The company also tries to maximise revenue through a “load-based strategy,” rather than a price-based strategy. Instead of pricing tickets at an arbitrary cost relative to who buys and when — something the airline industry is notorious for — WOW tries to hit its profit margin for each flight by filling every seat at a lower price.
Demand is still greater at certain times of year, but WOW passengers can feel confident they didn’t spend $200 more on their ticket than the person next to them just because they booked on a Tuesday instead of a Thursday. Mogensen says the approach has paid off: 90% of all WOW air flights are completely full.
Getting people to Iceland
Jam-packed flights to Iceland weren’t the norm 50 years ago. Not even five.
For most of the 20th century, Iceland pretty much did its own thing. But as Zachary Crockett explained for Vox, the 2010 eruption of the volcano Eyjafjallajökull finally put Iceland on the map. Sensing an opening, the government launched a PR campaign painting the nation as the perfect place to see far-out fjords and sample its rich culture of music, dancing, and outdoor bathing.
Mogensen realised, however, that affordable options for visiting Iceland were few and far between. Aside from the low-cost airline Norwegian air, the only other local airline, Icelandair, ran (and still runs) well over $1,000 per flight. People couldn’t enjoy Iceland because they didn’t have a way to get there, Mogensen says.
So in 2011, a year after the eruption, he gave the world a low-cost solution.
For all the hubbub over WOW’s low prices, a substantial chunk of revenue comes from add-ons. Nearly everyone who books a flight to Iceland through WOW also rented a car on the site, booked a hotel, or signed up for an Iceland-only activity, such as a Northern Lights tour or snow-mobiling in the mountains, Mogensen says.
For people who know nothing about the country, WOW air’s online portal might be simply the easiest and most straightforward option. Mogensen says that’s by design. His 20-year background in mobile communications has made him realise the best way to help people get what they want is to be where they are.
Growing by thinking small
Now that WOW air has generated some buzz, Mogensen says the company plans to grow by doing what it does best: thinking small.
“One thing I use a lot internally and that I hope shows up externally as well, is that it doesn’t cost anything to smile,” he says.
WOW still struggles to keep up with the amenities of larger low-cost airlines, however. Unlike Jetblue, which offers free snacks, drinks, and Wifi, nothing on a WOW air flight is free except water. There is also no Wifi, even to purchase.
Those bells and whistles may come with time, but for now the company has chosen to focus on cutting costs across the board, for better or worse.
One big upside is that legacy airlines like Delta, American Airlines, and United may have the advantage of pure volume, but they lack the nimbleness that Mogensen has with WOW. They’re so fraught with baggage — old technology, ageing planes, underserved destinations — that consumers end up shouldering enormous costs just so the companies can stay in operation.
Meanwhile, WOW air is expanding without raising prices.
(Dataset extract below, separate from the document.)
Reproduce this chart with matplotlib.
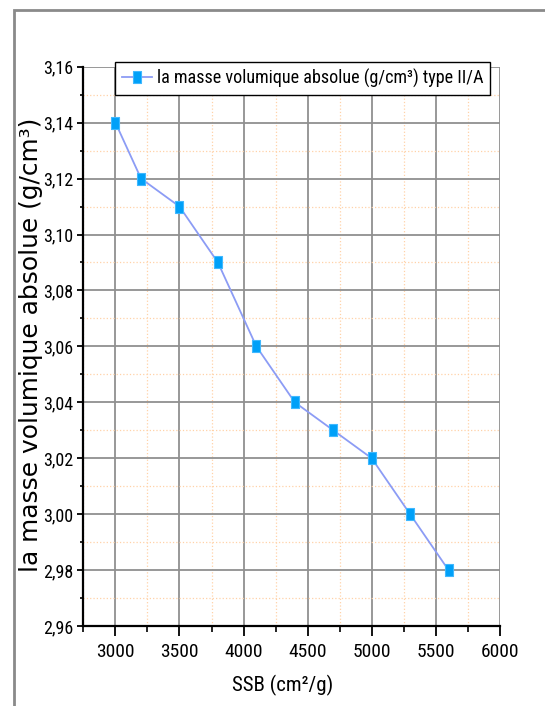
import matplotlib.pyplot as plt
from matplotlib import font_manager
from matplotlib.patches import Rectangle
from matplotlib.ticker import MultipleLocator, FuncFormatter
from matplotlib.path import Path

# données
ssb = [3000, 3200, 3500, 3800, 4100, 4400, 4700, 5000, 5300, 5600]
masse_vol = [3.14, 3.12, 3.11, 3.09, 3.06, 3.04, 3.03, 3.02, 3.00, 2.98]
legend_label = 'la masse volumique absolue (g/cm³) type II/A'

installed = {f.name for f in font_manager.fontManager.ttflist}
narrow_pref = ['Liberation Sans Narrow', 'Arial Narrow', 'Roboto Condensed',
               'Open Sans Condensed', 'Liberation Sans', 'Roboto']
narrow = [f for f in narrow_pref if f in installed][:1] + ['DejaVu Sans']
plt.rcParams['font.family'] = narrow

fig = plt.figure(figsize=(5.45, 7.06), dpi=100)
ax = fig.add_axes([0.153, 0.1133, 0.764, 0.7922])

# cadre extérieur gris
fig.patches.append(Rectangle((14 / 545, -0.05), 1.2, 1.05 - 10 / 706, fill=False,
                             edgecolor='#8a8a8a', linewidth=2,
                             transform=fig.transFigure))

# marqueur rectangulaire (plus haut que large)
rect = Path([(-0.6, -1), (0.6, -1), (0.6, 1), (-0.6, 1), (-0.6, -1)],
            [Path.MOVETO, Path.LINETO, Path.LINETO, Path.LINETO, Path.CLOSEPOLY])

ax.plot(ssb, masse_vol, color='#8c9cf5', linewidth=1.3, marker=rect,
        markersize=9, markerfacecolor='#00a0f8', markeredgecolor='#40b8ff',
        markeredgewidth=0.8, label=legend_label, zorder=3)

ax.set_xlim(2750, 6000)
ax.set_ylim(2.96, 3.16)
ax.xaxis.set_major_locator(MultipleLocator(500))
ax.xaxis.set_minor_locator(MultipleLocator(250))
ax.yaxis.set_major_locator(MultipleLocator(0.02))
ax.yaxis.set_minor_locator(MultipleLocator(0.01))
ax.yaxis.set_major_formatter(FuncFormatter(lambda v, p: f'{v:.2f}'.replace('.', ',')))

ax.grid(which='major', color='#909090', linewidth=1.3)
ax.grid(which='minor', color='#ffd2a8', linewidth=0.9, linestyle=':')
ax.set_axisbelow(True)

for s in ['top', 'right']:
    ax.spines[s].set_visible(False)
for s in ['left', 'bottom']:
    ax.spines[s].set_linewidth(1.6)

ax.tick_params(axis='x', which='major', direction='out', length=7, width=1.3, labelsize=14, pad=5)
ax.tick_params(axis='x', which='minor', direction='out', length=4, width=1.2)
ax.tick_params(axis='y', which='major', direction='out', length=4.5, width=1.3, labelsize=13, pad=3)
ax.tick_params(axis='y', which='minor', direction='out', length=2.5, width=1.2)

ax.set_xlabel('SSB (cm²/g)', fontsize=15)
ax.xaxis.set_label_coords(0.479, -0.087)
ylab = ax.set_ylabel('la masse volumique absolue (g/cm³)', fontsize=18,
                     family=['DejaVu Sans'])
ax.yaxis.set_label_coords(-0.098, 0.502)

leg = ax.legend(loc='upper left', bbox_to_anchor=(0.076, 1.008), fontsize=13.5,
                frameon=True, fancybox=False, edgecolor='black', framealpha=1,
                borderpad=0.35, handlelength=1.6, handletextpad=0.3, borderaxespad=0)
leg.get_frame().set_linewidth(1.0)

# ajuste les tailles de texte aux longueurs mesurées sur la référence
fig.canvas.draw()
txt = leg.get_texts()[0]
txt.set_fontsize(13.5 * min(1.0, 328 / txt.get_window_extent().width))
ylab.set_fontsize(18 * 455 / ylab.get_window_extent().height)

fig.savefig('out.png', dpi=100)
Earlier this year it added LA and San Francisco to its list of American cities, flights you can still buy for $99 round-trip. Come Thanksgiving, the first WOW air flight will depart out of Newark. And early next year the company plans to set up shop in Miami.
Mogensen says he fights hard with his sales team not to raise prices through all this growth.
The little guy might get bigger, but he won’t soon forget what it was like to be small.